Dr. Shantenu Jha received the NSF CAREER Award for his project "Abstractions and Middleware for D3 Science on NSF Distributed Cyber infrastructure". This is a 5 year project with budget $700,000. The abstract is given below.

Dr. Jha joined the Department of Electrical and Computer Engineering in January 2011 as an Assistant Professor. His interests lie in areas of high-performance and distributed computing, computational and data-intensive science and engineering, large-scale cyberinfrastructure for science & engineering.

"CAREER: Abstractions and Middleware for D3 Science on NSF Distributed Cyberinfrastructure,"

This CAREER Award project will develop middleware to support Distributed Dynamic Data-intensive (D3) science on Distributed Cyberinfrastructure (DCI). Existing NSF-funded CI systems, such as the Extreme Science and Engineering Discovery Environment (XSEDE) and the Open Science Grid (OSG), use distributed computing to substantially increase the computational power available to research scientists around the globe; however, such distributed systems face limitations in their ability to handle the large data-volumes being generated by today's scientific instruments and simulations. To address this challenge, the PI will develop and deploying extensible abstractions that will facilitate the integration of high-performance computing and large-scale data sets. Building on previous work on pilot-jobs, these new abstractions will implement the analogous concept of "pilot-data" and the linking principle of "affinity."

The result will be a unified conceptual framework for improving the matching of data and computing resources and for facilitating dynamic workflow placement and scheduling. This research has the potential to significantly advance multiple areas of science and engineering, by generating production-grade middleware for accomplishing scalable big-data science on a range of DCI systems.

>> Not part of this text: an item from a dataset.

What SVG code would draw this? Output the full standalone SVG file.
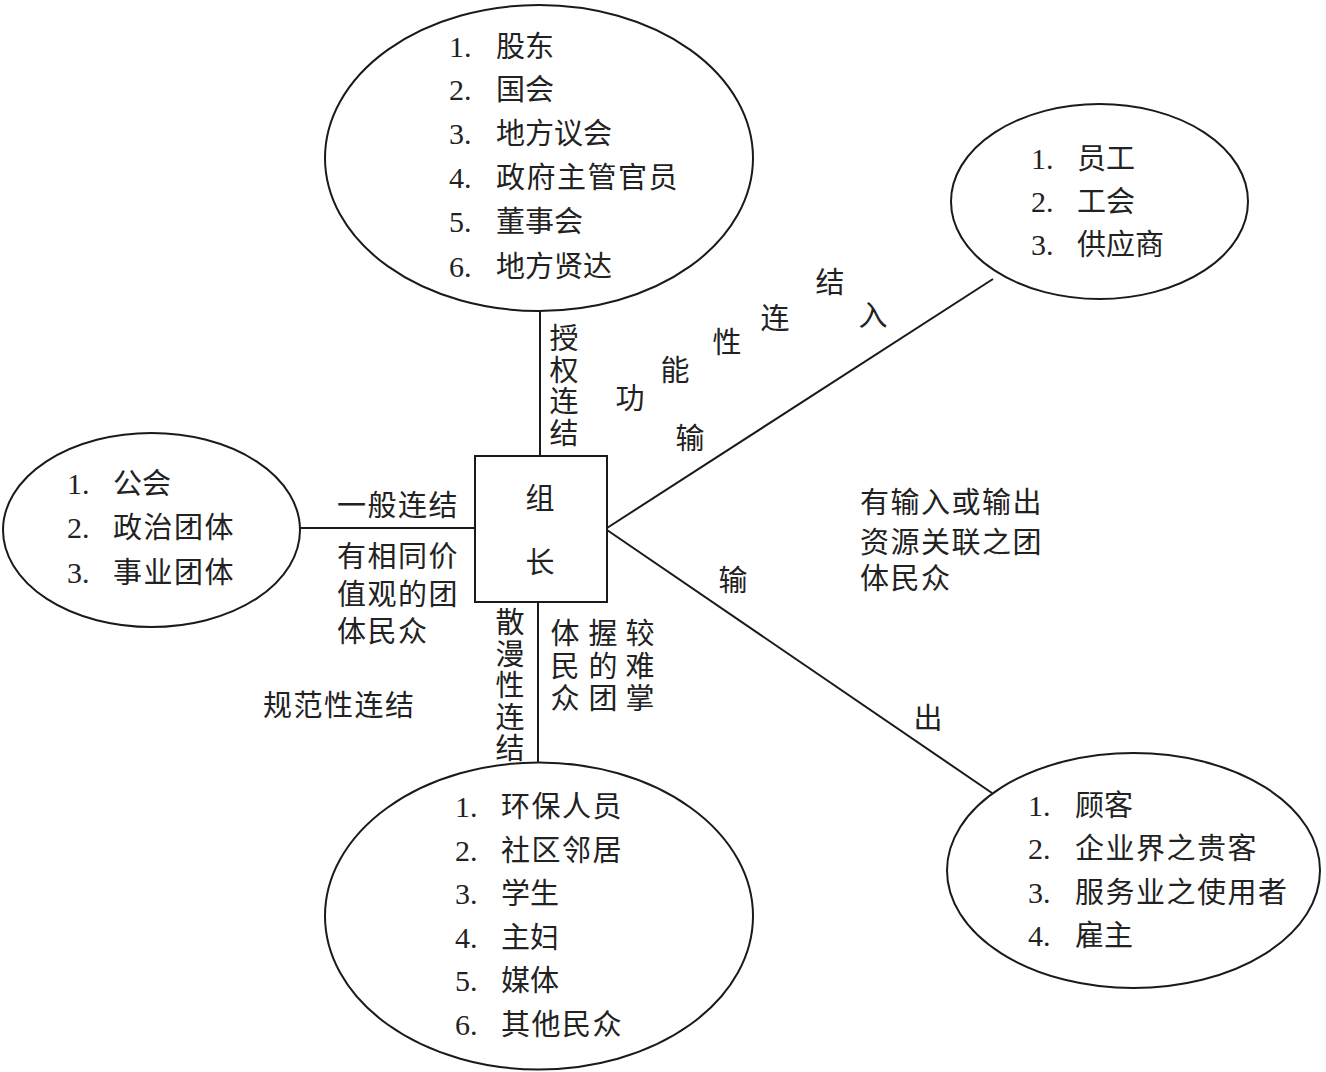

Increasingly, the high-performance computing resources available to scientific researchers are distributed across multiple machines in multiple locations. The integration of these resources requires a fabric of "middleware," upon which a wide variety of user applications, tools and services can be built and run. As more accurate, and more ubiquitous scientific instruments and models produce ever-larger volumes of data, however, this distributed cyberinfrastructure (DCI) is confronting unprecedented data-handling challenges that exceed the capabilities of existing DCI middleware. In this project, the PI will develop, test and implement new middleware solutions, specifically designed for the coming era of big-data distributed supercomputing.